HSH Prince Albert II of Monaco gives a speech at the Ocean Risk Summit - Bermuda - 10/05/2018
Invited to the first Ocean Risk Summit, organised in Bermuda from 8-10 May 2018, HSH Prince Albert II of Monaco gave a keynote speech on Thursday 10 May during a morning session devoted to The Ocean in a Time of Change. This summit – sponsored by the (re)insurance company XL Catlin, in partnership with organisations such as the Bermuda Institute of Ocean Sciences, the International Union for Conservation of Nature and Ocean Unite - brought together political, economic and environmental leaders alongside insurers in this multi-sector approach to ocean risk.
After 2017, a year particularly marked by climate-related disasters, it appeared even more crucial to identify and anticipate the threats linked to the changes affecting the ocean as well as the world's populations and economies. Covering two-thirds of the Earth’s surface and representing 97% of its biosphere, the ocean is indeed a key issue both with regard to the conservation of the planet and to the emergence of a new era for society.
Global warming, rising sea levels, ocean acidification, marine pollution, habitat destruction, are some of the real dangers that were discussed at the summit. By bringing together governments and businesses to an event where they had space for reflection, the Ocean Risk Summit’s aim was to present them with expert data and analyses, to measure their degree of exposure to risks, and try to find solutions in order to reduce the latter.
During his speech, HSH Prince Albert II of Monaco reminded the audience that our civilisation is turned towards the sea, which it used to build its foundations, due to its immediate geographical proximity, but also through the development of maritime trade. Whilst 60% of the world's population lives under 60 km from the coast, and three-quarters of the world’s megacities are located close to the sea, almost 200 million people earn their living from the latter (directly or indirectly). Today, 80% of transcontinental trade is carried out by sea, thanks to freighters that can carry large quantities of heavy goods at a lower cost than air freight. The sea, both its surface and its depths, with the rollout of fibre networks for example, occupies a central position in the economic development of our societies. An exploitation that disturbs the balance of the marine environment, notably through overfishing and pollution, causing serious environmental degradation and depleting ecosystems. This is why, through his Foundation, HSH Prince Albert II actively supports the preservation of marine resources by working to create Marine Protected Areas and to raise the awareness of governments and opinion leaders about marine conservation.

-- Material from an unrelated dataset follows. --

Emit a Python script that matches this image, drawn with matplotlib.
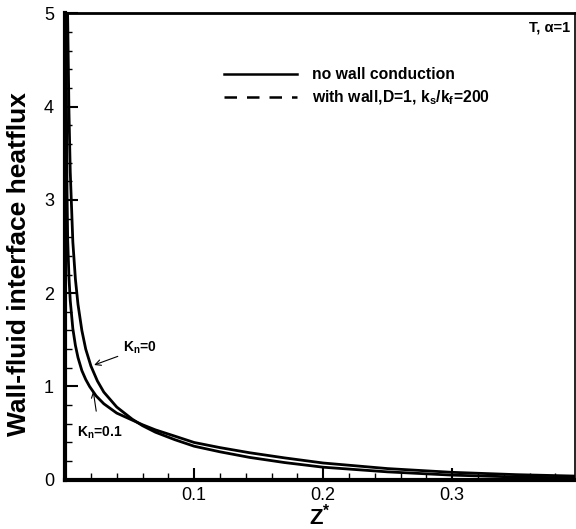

The health of the oceans has thus become precarious. They are undergoing profound changes associated with the effects of climate change, generating tangible risks for both populations and economies. Tornadoes, hurricanes and rising water levels should lead us to take a different view of ocean risk. HSH Prince Albert II of Monaco also highlighted the importance of changing our economic model and moving towards innovative, sustainable solutions that allow for the reconciliation of humanity with the environment. In the past, the greatest advances resulted from serious crises. Therefore, it is up to us to bounce back, by working together to promote a regulated, sustainable, innovative “Blue Economy”, which generates thousands of jobs. The global, multi-sector approach proposed by the Ocean Risk Summit, through the prism of insurance and risk management, is in line with this. It is by sharing our knowledge of the oceans, by engaging in dialogue and exchanging our expertise that we shall fulfil this mission.
Also in attendance at this first summit, alongside HSH Prince Albert II of Monaco, were HM Queen Noor of Jordan, the Hon C Walton D Brown Jr – Bermuda’s Minister of Home Affairs, Deputy Premier of the Virgin Islands, Dr the Hon Kedrick D Pickering, the Hon Dominic LeBlanc – Minister of Fisheries, Oceans and the Canadian Coast Guard, José Maria Figueres – Former President of Costa Rica, Sir Richard Branson – Founder of the Virgin Group, and Ambassador Peter Thomson – the United Nations Special Envoy for the Ocean.